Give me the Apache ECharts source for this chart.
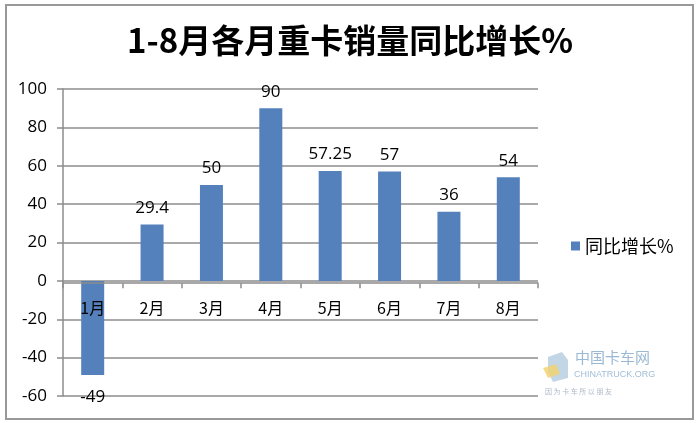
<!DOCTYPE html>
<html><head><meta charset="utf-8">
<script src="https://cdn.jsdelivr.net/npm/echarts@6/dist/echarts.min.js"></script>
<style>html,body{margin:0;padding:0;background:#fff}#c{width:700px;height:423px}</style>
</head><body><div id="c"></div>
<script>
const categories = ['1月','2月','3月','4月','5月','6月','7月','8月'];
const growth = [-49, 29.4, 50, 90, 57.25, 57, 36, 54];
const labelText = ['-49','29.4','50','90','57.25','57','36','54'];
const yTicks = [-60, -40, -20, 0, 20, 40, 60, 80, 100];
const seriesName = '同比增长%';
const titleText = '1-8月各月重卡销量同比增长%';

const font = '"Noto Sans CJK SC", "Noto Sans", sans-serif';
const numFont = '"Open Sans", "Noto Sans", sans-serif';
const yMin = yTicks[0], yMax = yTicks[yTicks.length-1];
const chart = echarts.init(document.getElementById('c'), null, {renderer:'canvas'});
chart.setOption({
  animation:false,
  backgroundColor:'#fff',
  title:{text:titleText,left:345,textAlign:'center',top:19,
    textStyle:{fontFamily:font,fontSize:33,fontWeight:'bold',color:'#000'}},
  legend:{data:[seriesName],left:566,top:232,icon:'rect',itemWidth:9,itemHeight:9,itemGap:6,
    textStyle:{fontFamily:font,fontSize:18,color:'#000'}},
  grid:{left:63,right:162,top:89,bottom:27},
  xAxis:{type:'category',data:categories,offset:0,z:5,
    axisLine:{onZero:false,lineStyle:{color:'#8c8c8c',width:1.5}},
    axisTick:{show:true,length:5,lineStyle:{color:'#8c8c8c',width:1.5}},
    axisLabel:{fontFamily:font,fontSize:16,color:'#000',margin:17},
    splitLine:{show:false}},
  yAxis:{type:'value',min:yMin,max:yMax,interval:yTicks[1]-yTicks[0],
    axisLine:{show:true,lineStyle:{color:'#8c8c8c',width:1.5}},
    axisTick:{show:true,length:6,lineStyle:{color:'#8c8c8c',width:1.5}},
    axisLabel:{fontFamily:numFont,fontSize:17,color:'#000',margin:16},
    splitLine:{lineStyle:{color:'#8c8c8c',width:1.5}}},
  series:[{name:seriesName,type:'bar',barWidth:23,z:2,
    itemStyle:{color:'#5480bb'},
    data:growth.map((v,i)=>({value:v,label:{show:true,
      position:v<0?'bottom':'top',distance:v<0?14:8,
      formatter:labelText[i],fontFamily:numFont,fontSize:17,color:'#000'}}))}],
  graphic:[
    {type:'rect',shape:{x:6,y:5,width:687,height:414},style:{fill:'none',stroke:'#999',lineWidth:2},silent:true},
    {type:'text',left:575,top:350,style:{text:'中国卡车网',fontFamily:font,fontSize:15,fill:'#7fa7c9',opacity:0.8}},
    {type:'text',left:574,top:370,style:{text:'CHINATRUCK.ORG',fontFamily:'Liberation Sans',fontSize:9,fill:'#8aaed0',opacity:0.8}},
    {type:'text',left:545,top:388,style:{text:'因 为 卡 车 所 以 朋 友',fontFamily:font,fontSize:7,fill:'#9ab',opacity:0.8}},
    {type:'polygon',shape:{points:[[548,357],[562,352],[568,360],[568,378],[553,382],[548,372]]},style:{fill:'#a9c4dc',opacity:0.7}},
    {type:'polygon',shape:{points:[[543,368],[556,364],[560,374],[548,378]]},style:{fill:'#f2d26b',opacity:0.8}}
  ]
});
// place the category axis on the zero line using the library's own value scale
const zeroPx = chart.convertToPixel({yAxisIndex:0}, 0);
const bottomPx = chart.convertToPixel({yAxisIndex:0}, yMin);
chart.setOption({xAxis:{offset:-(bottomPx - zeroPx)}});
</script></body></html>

· · · · · · ·

> _What to work on_: Transcribe the whole listing exactly. Pictures are excluded.

> _The output_:
Give me the Apache ECharts source for this chart.
<!DOCTYPE html>
<html><head><meta charset="utf-8">
<script src="https://cdn.jsdelivr.net/npm/echarts@6/dist/echarts.min.js"></script>
<style>html,body{margin:0;padding:0;background:#fff}#c{width:700px;height:423px}</style>
</head><body><div id="c"></div>
<script>
const categories = ['1月','2月','3月','4月','5月','6月','7月','8月'];
const growth = [-49, 29.4, 50, 90, 57.25, 57, 36, 54];
const labelText = ['-49','29.4','50','90','57.25','57','36','54'];
const yTicks = [-60, -40, -20, 0, 20, 40, 60, 80, 100];
const seriesName = '同比增长%';
const titleText = '1-8月各月重卡销量同比增长%';

const font = '"Noto Sans CJK SC", "Noto Sans", sans-serif';
const numFont = '"Open Sans", "Noto Sans", sans-serif';
const yMin = yTicks[0], yMax = yTicks[yTicks.length-1];
const chart = echarts.init(document.getElementById('c'), null, {renderer:'canvas'});
chart.setOption({
  animation:false,
  backgroundColor:'#fff',
  title:{text:titleText,left:345,textAlign:'center',top:19,
    textStyle:{fontFamily:font,fontSize:33,fontWeight:'bold',color:'#000'}},
  legend:{data:[seriesName],left:566,top:232,icon:'rect',itemWidth:9,itemHeight:9,itemGap:6,
    textStyle:{fontFamily:font,fontSize:18,color:'#000'}},
  grid:{left:63,right:162,top:89,bottom:27},
  xAxis:{type:'category',data:categories,offset:0,z:5,
    axisLine:{onZero:false,lineStyle:{color:'#8c8c8c',width:1.5}},
    axisTick:{show:true,length:5,lineStyle:{color:'#8c8c8c',width:1.5}},
    axisLabel:{fontFamily:font,fontSize:16,color:'#000',margin:17},
    splitLine:{show:false}},
  yAxis:{type:'value',min:yMin,max:yMax,interval:yTicks[1]-yTicks[0],
    axisLine:{show:true,lineStyle:{color:'#8c8c8c',width:1.5}},
    axisTick:{show:true,length:6,lineStyle:{color:'#8c8c8c',width:1.5}},
    axisLabel:{fontFamily:numFont,fontSize:17,color:'#000',margin:16},
    splitLine:{lineStyle:{color:'#8c8c8c',width:1.5}}},
  series:[{name:seriesName,type:'bar',barWidth:23,z:2,
    itemStyle:{color:'#5480bb'},
    data:growth.map((v,i)=>({value:v,label:{show:true,
      position:v<0?'bottom':'top',distance:v<0?14:8,
      formatter:labelText[i],fontFamily:numFont,fontSize:17,color:'#000'}}))}],
  graphic:[
    {type:'rect',shape:{x:6,y:5,width:687,height:414},style:{fill:'none',stroke:'#999',lineWidth:2},silent:true},
    {type:'text',left:575,top:350,style:{text:'中国卡车网',fontFamily:font,fontSize:15,fill:'#7fa7c9',opacity:0.8}},
    {type:'text',left:574,top:370,style:{text:'CHINATRUCK.ORG',fontFamily:'Liberation Sans',fontSize:9,fill:'#8aaed0',opacity:0.8}},
    {type:'text',left:545,top:388,style:{text:'因 为 卡 车 所 以 朋 友',fontFamily:font,fontSize:7,fill:'#9ab',opacity:0.8}},
    {type:'polygon',shape:{points:[[548,357],[562,352],[568,360],[568,378],[553,382],[548,372]]},style:{fill:'#a9c4dc',opacity:0.7}},
    {type:'polygon',shape:{points:[[543,368],[556,364],[560,374],[548,378]]},style:{fill:'#f2d26b',opacity:0.8}}
  ]
});
// place the category axis on the zero line using the library's own value scale
const zeroPx = chart.convertToPixel({yAxisIndex:0}, 0);
const bottomPx = chart.convertToPixel({yAxisIndex:0}, yMin);
chart.setOption({xAxis:{offset:-(bottomPx - zeroPx)}});
</script></body></html>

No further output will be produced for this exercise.